El primer jefe del centro fue Alberto Neuendorf. Le decían “Neuman”, “Hitler”, pero Vivas lo recuerda como El Alemán. Un hombre al que siguió viendo en los lugares de detención adonde lo llevaron luego. Pasó por la comisaría de Montegrande, dato que supo por un guardia pero corroboró por el alucinado vuelo de una avioneta de propaganda: “Montegrande, Montegrande –decía– Motencudine para todos”. El Alemán lo visitó con el equipo de “eléctricos”, preparados para la picana. Luego lo llevaron a la Brigada de Investigaciones de Quilmes. Ahí lo interrogó un supuesto coronel. “Esa persona –dijo, no creo que haya sido un coronel, pero sí creo que había trabajado en Derecho en la Universidad de Belgrano donde yo estudiaba derecho penal: la venda se movía lo suficiente –aclaró– como para permitirme poder ver su rostro.”
El periplo que recorrió a continuación permite entender alguno de los circuitos represivos. Vivas pasó a la comisaría de Chacarita, le sacaron la venda y lo llevaron al cuartel de Palermo de la Policía Montada. “Me tiraron a un carro de asalto y con una inimaginable custodia me trasladaron a la cárcel de La Plata, digo lo de inimaginable –agregó– porque arriba volaba un helicóptero, había varias motocicletas, lo que ocasionó un gran alboroto”.
Llegó a La Plata con 45 kilos, veinte kilos menos de su estado habitual. La barba enorme le permitió hacer una broma sobre el aspecto de los talibán. Al momento del secuestro tenía un estudio en los alrededores de Tribunales y una cuenta bancaria. Había cobrado una suma importante del diario La Razón. En La Plata, durante una visita de su madre, preguntó por el dinero. Ella le dijo que en la cuenta no quedaba nada, y de la casa de Belgrano se habían llevado hasta el aire acondicionado.
La última noche en El Vesubio, un guardia llamado Beto le dijo a él y a las tres compañeras que se despidan. Esa noche, el guardia le permitió hacerle preguntas, él pudo saber de algunos detenidos. Paludi, lo habían matado en la tortura. Al fabricante de sodas lo habían liberado. A mediados de julio, también habían sacado a Noemí Fernández, su mujer, detenida en la planta alta, en el mismo centro. “Pese a eso –dijo Vivas–, algunas de las cosas yo las tomé con pinzas porque a este hombre no le podía creer.” Esa noche “tan especial”, explicó, ese hombre le habló de Haroldo Conti. “Me dijo que se lo habían llevado, unos quince días antes; sé que estaba muy mal físicamente porque el comentario de este guardia era que bueno, que lo mejor que podía pasarle era que no siguiera sufriendo, que era una piltrafa.”
Noemí Fernández más tarde también le habló de Conti.
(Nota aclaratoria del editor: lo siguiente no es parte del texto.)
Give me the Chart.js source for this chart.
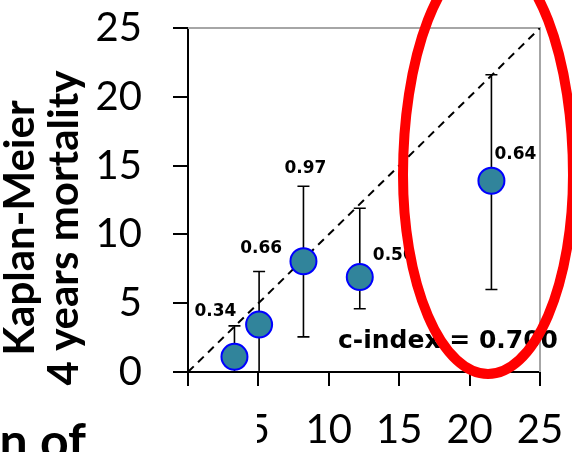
<!DOCTYPE html>
<html>
<head>
<meta charset="utf-8">
<script src="https://cdn.jsdelivr.net/npm/chart.js@4"></script>
<style>
  html, body { margin: 0; padding: 0; background: #fff; }
  #wrap { width: 572px; height: 452px; position: relative; }
</style>
</head>
<body>
<div id="wrap"><canvas id="grafico"></canvas></div>
<script>
// predicted mortality (x) vs Kaplan-Meier observed mortality (y)
const predicted = [3.3, 5.05, 8.2, 12.2, 21.55]
const observed = [1.1, 3.45, 8.05, 6.9, 13.9]
const erroBaixo = [0, 0, 2.55, 4.6, 6.0]
const erroAlto = [3.35, 7.3, 13.5, 11.9, 21.6]
const rotulos = ['0.34', '0.66', '0.97', '0.50', '0.64']
const diagonal = [0, 25]
const ticksEixo = [0, 5, 10, 15, 20, 25]
const tituloY = ['Kaplan-Meier', '4 years mortality']
const textoCindex = 'c-index = 0.700'

// where each value label sits relative to its point (px)
const deslocRotulo = [[-19, -45], [2, -76], [2, -93], [34, -21], [24, -26]]

const pontos = predicted.map((x, i) => ({ x: x, y: observed[i] }))

const desenhos = {
  id: 'desenhos',
  beforeDatasetsDraw(chart) {
    const { ctx, chartArea, scales: { x, y } } = chart
    ctx.save()
    // frame top/right in gray
    ctx.strokeStyle = '#a6a6a6'
    ctx.lineWidth = 2
    ctx.beginPath()
    ctx.moveTo(chartArea.left, chartArea.top)
    ctx.lineTo(chartArea.right, chartArea.top)
    ctx.lineTo(chartArea.right, chartArea.bottom)
    ctx.stroke()
    // error bars
    ctx.strokeStyle = '#000'
    ctx.lineWidth = 1.6
    predicted.forEach((v, i) => {
      const px = x.getPixelForValue(v)
      const y1 = y.getPixelForValue(erroBaixo[i])
      const y2 = y.getPixelForValue(erroAlto[i])
      ctx.beginPath()
      ctx.moveTo(px, y1); ctx.lineTo(px, y2)
      ctx.moveTo(px - 6, y2); ctx.lineTo(px + 6, y2)
      if (erroBaixo[i] > 0) { ctx.moveTo(px - 6, y1); ctx.lineTo(px + 6, y1) }
      ctx.stroke()
    })
    ctx.restore()
  },
  afterDraw(chart) {
    const { ctx, scales: { x, y } } = chart
    ctx.save()
    ctx.fillStyle = '#000'
    ctx.font = 'bold 17px "DejaVu Sans"'
    ctx.textAlign = 'center'
    ctx.textBaseline = 'middle'
    rotulos.forEach((r, i) => {
      const px = x.getPixelForValue(predicted[i]) + deslocRotulo[i][0]
      const py = y.getPixelForValue(observed[i]) + deslocRotulo[i][1]
      ctx.fillText(r, px, py)
    })
    ctx.font = 'bold 25px "DejaVu Sans"'
    ctx.textAlign = 'left'
    ctx.textBaseline = 'alphabetic'
    ctx.fillText(textoCindex, 338, 348)

    // y axis title, two lines rotated
    ctx.save()
    ctx.translate(0, 228)
    ctx.rotate(-Math.PI / 2)
    ctx.font = 'bold 42px Lato'
    ctx.textAlign = 'center'
    ctx.fillText(tituloY[0], 0, 34)
    ctx.fillText(tituloY[1], 0, 78)
    ctx.restore()

    // cropped neighbour caption at bottom left
    ctx.fillStyle = '#fff'
    ctx.fillRect(0, 396, 257, 56)
    ctx.fillStyle = '#000'
    ctx.font = 'bold 50px Lato'
    ctx.textAlign = 'right'
    ctx.fillText('n of', 86, 459)

    // red highlight ring
    ctx.strokeStyle = '#ff0000'
    ctx.lineWidth = 10
    ctx.beginPath()
    ctx.ellipse(488, 175, 85, 219, 0, Math.PI, 2 * Math.PI)
    ctx.ellipse(488, 175, 85, 199, 0, 0, Math.PI)
    ctx.closePath()
    ctx.stroke()
    ctx.restore()
  }
}

const ctx = document.getElementById('grafico')

let grafico = new Chart(ctx, {
  type: 'scatter',
  data: {
    datasets: [{
      data: pontos,
      pointRadius: 13,
      pointHoverRadius: 13,
      backgroundColor: '#31849b',
      borderColor: '#0000ff',
      borderWidth: 2,
      order: 0
    }, {
      data: diagonal.map(v => ({ x: v, y: v })),
      showLine: true,
      pointRadius: 0,
      borderColor: '#000',
      borderWidth: 2,
      borderDash: [8, 6],
      order: 1
    }]
  },
  options: {
    responsive: true,
    maintainAspectRatio: false,
    animation: false,
    events: [],
    layout: { padding: { top: 28, right: 32, left: 0, bottom: 0 } },
    plugins: { legend: { display: false }, tooltip: { enabled: false } },
    scales: {
      x: {
        type: 'linear',
        min: 0,
        max: 25,
        afterBuildTicks: s => { s.ticks = ticksEixo.map(v => ({ value: v })) },
        afterFit: s => { s.height = 80; s.paddingLeft = 0; s.paddingRight = 0 },
        border: { color: '#000', width: 2 },
        grid: { drawOnChartArea: false, drawTicks: true, tickLength: 14, color: '#000', lineWidth: 2 },
        ticks: { color: '#000', font: { family: 'Lato', size: 40 }, padding: 20, maxRotation: 0 }
      },
      y: {
        type: 'linear',
        min: 0,
        max: 25,
        afterBuildTicks: s => { s.ticks = ticksEixo.map(v => ({ value: v })) },
        afterFit: s => { s.width = 188; s.paddingTop = 0; s.paddingBottom = 0 },
        border: { color: '#000', width: 2 },
        grid: { drawOnChartArea: false, drawTicks: true, tickLength: 15, color: '#000', lineWidth: 2 },
        ticks: { color: '#000', font: { family: 'Lato', size: 40 }, padding: 31 }
      }
    }
  },
  plugins: [desenhos]
})
</script>
</body>
</html>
Había podido intercambiar algunas palabras, le dijo que hablaba de sus hijos. “Y era lo único que se podía decir porque todos éstos nos impedían mantener una conversación, si nos sorprendían hablando además de las torturas venían los castigos.”
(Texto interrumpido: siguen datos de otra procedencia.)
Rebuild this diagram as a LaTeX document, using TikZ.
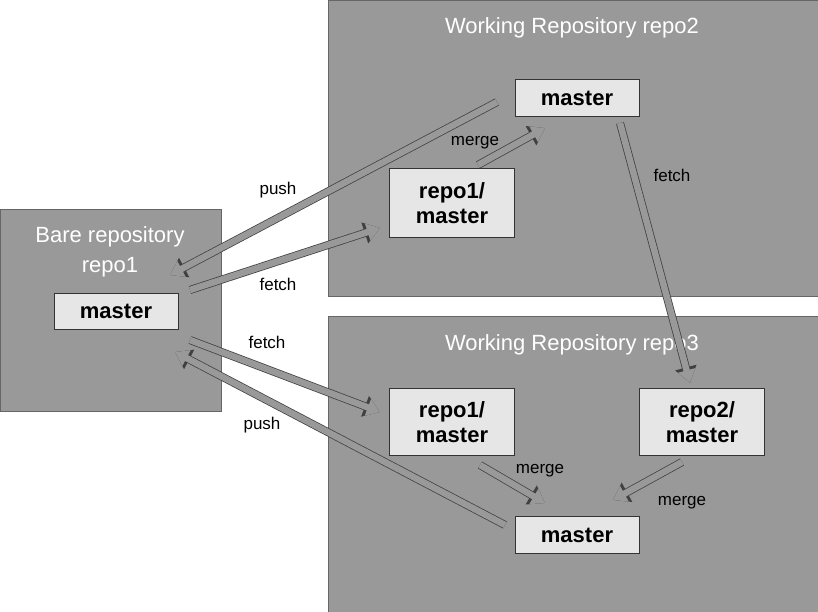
\documentclass[tikz,border=0pt]{standalone}
\usepackage{fontspec}
\setmainfont{Liberation Sans}
\usetikzlibrary{arrows.meta}
\definecolor{repogray}{RGB}{153,153,153}
\definecolor{branchgray}{RGB}{230,230,230}
\tikzset{
  repo/.style={draw=black!60, fill=repogray},
  title/.style={text=white, font=\fontsize{22}{30}\selectfont, align=center},
  branch/.style={draw=black!80, fill=branchgray, font=\bfseries\fontsize{22}{25}\selectfont, align=center, inner sep=0pt},
  flow/.style={line width=6.5pt, draw=repogray, -{Triangle[length=13pt,width=17pt]},
    preaction={draw=black!75, line width=8pt, -{Triangle[length=16pt,width=21pt]}}},
  lbl/.style={font=\fontsize{17}{20}\selectfont}
}
\begin{document}
\begin{tikzpicture}[x=1pt,y=-1pt]
\useasboundingbox (0,0) rectangle (818,612);
\draw[repo] (0,209) rectangle (221,411);
\draw[repo] (328,0) rectangle (818,296);
\draw[repo] (328,316) rectangle (818,612);
\node[title] (tbare) at (110,252) {Bare repository\\repo1};
\node[title] (trepo2) at (572,28) {Working Repository repo2};
\node[title] (trepo3) at (572,345) {Working Repository repo3};
% branches
\node[branch, minimum width=124pt, minimum height=36pt] (m1) at (116,311) {master};
\node[branch, minimum width=124pt, minimum height=37pt] (m2) at (577,98) {master};
\node[branch, minimum width=125pt, minimum height=69pt] (r2o1) at (452,203) {repo1/\\master};
\node[branch, minimum width=125pt, minimum height=67pt] (r3o1) at (452,422) {repo1/\\master};
\node[branch, minimum width=125pt, minimum height=67pt] (r3o2) at (702,422) {repo2/\\master};
\node[branch, minimum width=124pt, minimum height=37pt] (m3) at (577,535) {master};
% connector ends
\coordinate (a1) at (497,102); \coordinate (b1) at (170,275);
\coordinate (a2) at (190,290); \coordinate (b2) at (380,228);
\coordinate (a3) at (478,165); \coordinate (b3) at (545,128);
\coordinate (a4) at (620,123); \coordinate (b4) at (690,383);
\coordinate (a5) at (190,340); \coordinate (b5) at (380,412);
\coordinate (a6) at (505,525); \coordinate (b6) at (175,352);
\coordinate (a7) at (480,465); \coordinate (b7) at (545,503);
\coordinate (a8) at (682,462); \coordinate (b8) at (613,500);
\draw[flow] (a1) -- (b1);
\draw[flow] (a2) -- (b2);
\draw[flow] (a3) -- (b3);
\draw[flow] (a4) -- (b4);
\draw[flow] (a5) -- (b5);
\draw[flow] (a6) -- (b6);
\draw[flow] (a7) -- (b7);
\draw[flow] (a8) -- (b8);
% labels
\node[lbl] (l1) at (278,190) {push};
\node[lbl] (l2) at (278,284) {fetch};
\node[lbl] (l3) at (475,143) {merge};
\node[lbl] (l4) at (672,175) {fetch};
\node[lbl] (l5) at (267,342) {fetch};
\node[lbl] (l6) at (262,425) {push};
\node[lbl] (l7) at (540,471) {merge};
\node[lbl] (l8) at (682,503) {merge};
\end{tikzpicture}
\end{document}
Sobre los ruidos de El Vesubio, otros testigos hablaron de árboles. E incluso del ruido de un tren. En la ESMA, se habla de la música fuerte. Vivas se acordó en cambio de los temas de Julio Iglesias, una grabación a gran volumen, para tapar el sonido de las torturas. Cuando llegó a España, cada vez que escuchaba a Julio Iglesias, intentaba correr.